At Thursday’s meeting, council member Tim Henney noted he had a similar response when he first looked at the graph after being elected to office. The problem says Joyce is caused because there’s not an inflationary component attached to the property tax. And it’s not there, because no one wants to raise taxes.

“For property tax a lot of people don't realize it if you don't add houses or commercial into a city then property text doesn't go up at all,” Joyce said. “There's no inflation adjustment so overtime, if you only get $1,000,000 in property tax a million dollars 10 years from now isn't going to be worth what a 1,000,000 dollars is today and so theoretically you'd really kind of expect to have an inflation adjustment as part of property taxes but nobody does that.”
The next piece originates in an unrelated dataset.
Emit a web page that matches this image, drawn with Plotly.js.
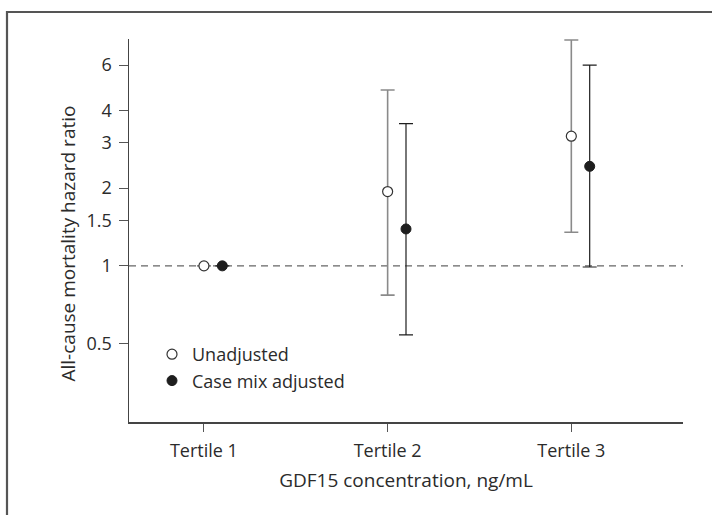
<!DOCTYPE html>
<html>
<head>
<meta charset="utf-8">
<script src="https://cdn.plot.ly/plotly-3.0.1.min.js"></script>
<style>
  html, body { margin: 0; padding: 0; background: #fff; }
  #chart { width: 712px; height: 515px; }
</style>
</head>
<body>
<div id="chart"></div>
<script>
// ---- data ----
const categories = ["Tertile 1", "Tertile 2", "Tertile 3"];
const unadjustedHR    = [1.0, 1.94, 3.18];
const unadjustedLower = [1.0, 0.77, 1.35];
const unadjustedUpper = [1.0, 4.80, 7.50];
const adjustedHR      = [1.0, 1.39, 2.43];
const adjustedLower   = [1.0, 0.54, 0.99];
const adjustedUpper   = [1.0, 3.56, 6.00];
const yTickVals   = [0.5, 1, 1.5, 2, 3, 4, 6];
const yTickLabels = ["0.5", "1", "1.5", "2", "3", "4", "6"];
const seriesNames = ["Unadjusted", "Case mix adjusted"];
const xTitle = "GDF15 concentration, ng/mL";
const yTitle = "All-cause mortality hazard ratio";

const FONT = "Open Sans, Noto Sans, DejaVu Sans, sans-serif";
const TXT = "#2b2b2b";
const idx = categories.map((c, i) => i);
const shift = 0.1;

const traceUnadj = {
  type: "scatter", mode: "markers", name: seriesNames[0],
  x: idx, y: unadjustedHR,
  error_y: {
    type: "data", symmetric: false,
    array: unadjustedUpper.map((u, i) => u - unadjustedHR[i]),
    arrayminus: unadjustedHR.map((v, i) => v - unadjustedLower[i]),
    color: "#8a8a8a", thickness: 1.6, width: 7
  },
  marker: { symbol: "circle", size: 10, color: "#ffffff", line: { color: "#333333", width: 1.2 } },
  hoverinfo: "skip"
};
const traceAdj = {
  type: "scatter", mode: "markers", name: seriesNames[1],
  x: idx.map(i => i + shift), y: adjustedHR,
  error_y: {
    type: "data", symmetric: false,
    array: adjustedUpper.map((u, i) => u - adjustedHR[i]),
    arrayminus: adjustedHR.map((v, i) => v - adjustedLower[i]),
    color: "#1e1e1e", thickness: 1.2, width: 7
  },
  marker: { symbol: "circle", size: 10, color: "#1e1e1e", line: { color: "#1e1e1e", width: 1 } },
  hoverinfo: "skip"
};

const W = 712, H = 515;
const m = { l: 129, r: 29, t: 39, b: 93 };
const pw = W - m.l - m.r, ph = H - m.t - m.b;
const px = v => (v - m.l) / pw;      // pixel -> paper x
const py = v => (H - m.b - v) / ph;  // pixel -> paper y

const layout = {
  width: W, height: H,
  margin: m,
  paper_bgcolor: "#ffffff", plot_bgcolor: "#ffffff",
  font: { family: FONT, size: 18, color: TXT },
  showlegend: true,
  legend: {
    x: px(152), y: py(336), xanchor: "left", yanchor: "top",
    bgcolor: "rgba(0,0,0,0)", font: { family: FONT, size: 18, color: TXT },
    itemclick: false, itemdoubleclick: false, tracegroupgap: 0
  },
  xaxis: {
    range: [-0.408, 2.608],
    tickmode: "array", tickvals: idx, ticktext: categories,
    showgrid: false, zeroline: false,
    showline: true, linecolor: "#444444", linewidth: 1.5,
    ticks: "outside", ticklen: 8, tickwidth: 1, tickcolor: "#555555",
    ticklabelstandoff: 4,
    tickfont: { family: FONT, size: 18, color: TXT },
    title: { text: xTitle, font: { family: FONT, size: 19, color: TXT }, standoff: 12 },
    fixedrange: true
  },
  yaxis: {
    type: "log",
    range: [-0.605, 0.879],
    tickmode: "array", tickvals: yTickVals, ticktext: yTickLabels,
    showgrid: false, zeroline: false,
    showline: true, linecolor: "#444444", linewidth: 1.5,
    ticks: "outside", ticklen: 9, tickwidth: 1, tickcolor: "#555555",
    ticklabelstandoff: 3,
    tickfont: { family: FONT, size: 18, color: TXT },
    fixedrange: true
  },
  annotations: [
    { text: yTitle, textangle: -90, xref: "paper", yref: "paper",
      x: px(67), y: py(243.5), xanchor: "center", yanchor: "middle",
      showarrow: false, font: { family: FONT, size: 19, color: TXT } }
  ],
  shapes: [
    { type: "line", xref: "paper", yref: "y", x0: 0, x1: 1, y0: 1, y1: 1,
      layer: "below", line: { color: "#666666", width: 1.4, dash: "7px,5px" } },
    { type: "line", xref: "paper", yref: "paper", x0: px(7), x1: px(7), y0: py(11), y1: py(520),
      line: { color: "#555555", width: 2.2 } },
    { type: "line", xref: "paper", yref: "paper", x0: px(6), x1: px(720), y0: py(12), y1: py(12),
      line: { color: "#555555", width: 2.2 } }
  ]
};

Plotly.newPlot("chart", [traceUnadj, traceAdj], layout, { staticPlot: true, displayModeBar: false });
</script>
</body>
</html>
He’s also concerned that the budget needs to be sustainable. The council says it wants to have serious and ongoing conversations about property tax. Joyce wants to see how the city will change its behavior to plan for the bad years.

“At the same time, I think we really do need to be looking out and trying to do better projections and make sure we understand where we're going,” Joyce explained. “What I never want to see us get to the point of is all of a sudden, we were ramping up hiring or something we hit a recession and now we're at the point of having to lay people off. You know the problem is you don't have a crystal ball where you know exactly what's going to happen. But I think we need some better tools than what we’re getting out of the financial impact report.”

Budget manager Nate Rockwood told council the general fund is strained every year and if the council is serious about fixing it – the answer isn’t difficult – the council either cuts services or increases property taxes.

The council will spend a portion of every meeting reviewing the budget over the coming weeks. A final budget is scheduled for adoption June 20th.